As it cruised slowly by, the line with the live porgy goes off, and of course it’s a 30-class outfit. “Who put that out?” I wondered as we all stood by helplessly watching as the reel was rapidly being spooled. It was immediately obvious there was no stopping this one. We rushed to fire up the engines but in a flash there was the sickening sound of parting line as the spool ran out. Whatever fish that was haunted us for a very long time. The one that gets away seen at the boat is part of the game, but the one that escapes without being identified breaks your heart.
Mystery fish can and do break your heart offshore but it’s also a phenomenon that occurs inshore as well. Last fall I was fishing the Pocketbook about eight miles east of the Montauk Buoy. I was in a spot where a friend had recently caught an 11-pound fluke. I was alone – a mistake on many counts – and the day was nearing its end. “One or two more drifts and I’m heading in,” I told myself. I had a whole squid teamed with Gulp! on the hook as I prepared for my last drift. A fall chill was in the air, and fluke season was winding down. I knew this could very well be my last shot at a doormat this season.

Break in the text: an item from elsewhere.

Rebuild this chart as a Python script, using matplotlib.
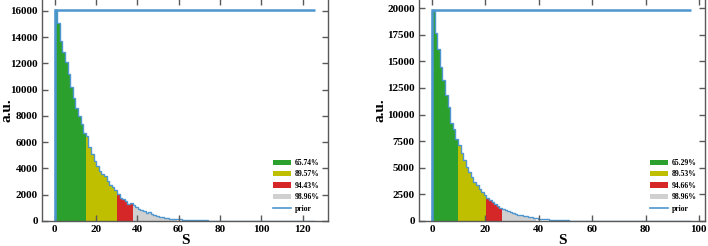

I had two lines out – holding one rod and dead-sticking the other in the starboard rodholder. Suddenly the dead stick doubled over. I admit I panicked because I realized that this was a big fish and my net was on the opposite side of the cockpit. The fish lunged for the bottom and shook its head but I managed to slowly gain line as I worked my way to mid-ship. My heart was racing – that damn A-fib – as I eased my way toward the landing net on the port side. The fish was still unseen but nearing the surface. As I inched my way closer, there was a heavy shake of the fish’s head, and my prize was gone. The doormat I had dreamed of since fishing from that rowboat with my Dad in Reynolds Channel as a boy was gone.
I suppose it could have been a wandering cow striper, but it fought the battle of a big fluke. The only question left in my mind was just how big was it? Another mystery – another heartbreaker.